When Pierre Dulaine first left Jaffa, he was just a small boy. When he returned to the Israeli city in 2011, it was as a man on a mission: unite the children of the city, a place where conflict between Jewish Israelis and Palestinian Israelis is deeply ingrained. His method? Teach them to dance together.

“When you touch someone, something happens. And when you touch someone with respect and compassion, you get that respect and compassion back,” he tells TIME. “The dancing frame is known as the embrace hold. If I’m dancing with you, I am in an embrace hold with you — how can I be angry with you?”

Dulaine’s ballroom-ready efforts are the subject of the documentary Dancing in Jaffa, which had a festival run last year and arrives in theaters and on VOD on April 11. And Dancing in Jaffa isn’t his first spin around this particular dance floor: Dulaine’s work with a similar program in New York City schools — a program that has served more than 350,000 New Yorkers since 1994 — was the basis of the movie Mad Hot Ballroom, and he was also the inspiration for the main character in the 2006 Antonio Banderas vehicle Take the Lead. Produce Diane Nabatoff has worked with him since 2000, when she optioned his life rights, and helped turn this latest venture into a movie, too. “When he said he was going to go, I followed him,” she says. “He’s my hero.”

That doesn’t mean it was always easy. “I did not know the difficulties I would have,” Dulaine says. “At the beginning, I was tearing my hair out.”

Then again, in a pre-Dancing with the Stars world, it wasn’t easy to get the program off the ground in New York either.

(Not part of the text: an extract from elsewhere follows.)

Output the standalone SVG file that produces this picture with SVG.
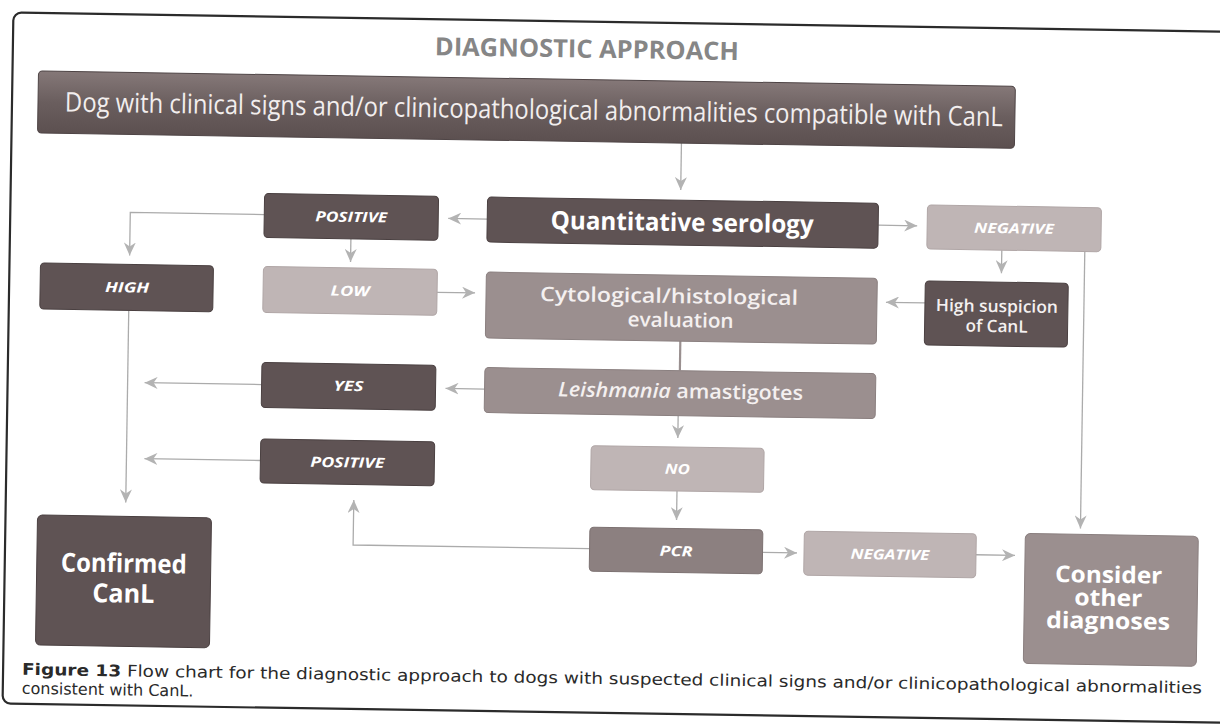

Tweens don’t want to touch each other anywhere in the world, Dulaine says, and the 10-week dance program in Jaffa had lots of push-back from kids and parents alike. And yet, 500 people showed up for the final competition, and the program has since grown throughout Arab and Jewish schools in the country. He describes it as the hardest but most rewarding project he’s ever worked on.

But, as he tells it, he didn’t exactly have a choice: “Once you start a project with a child, if you give up, they’re scarred, many of them for life,” he says. “I had to see it through.”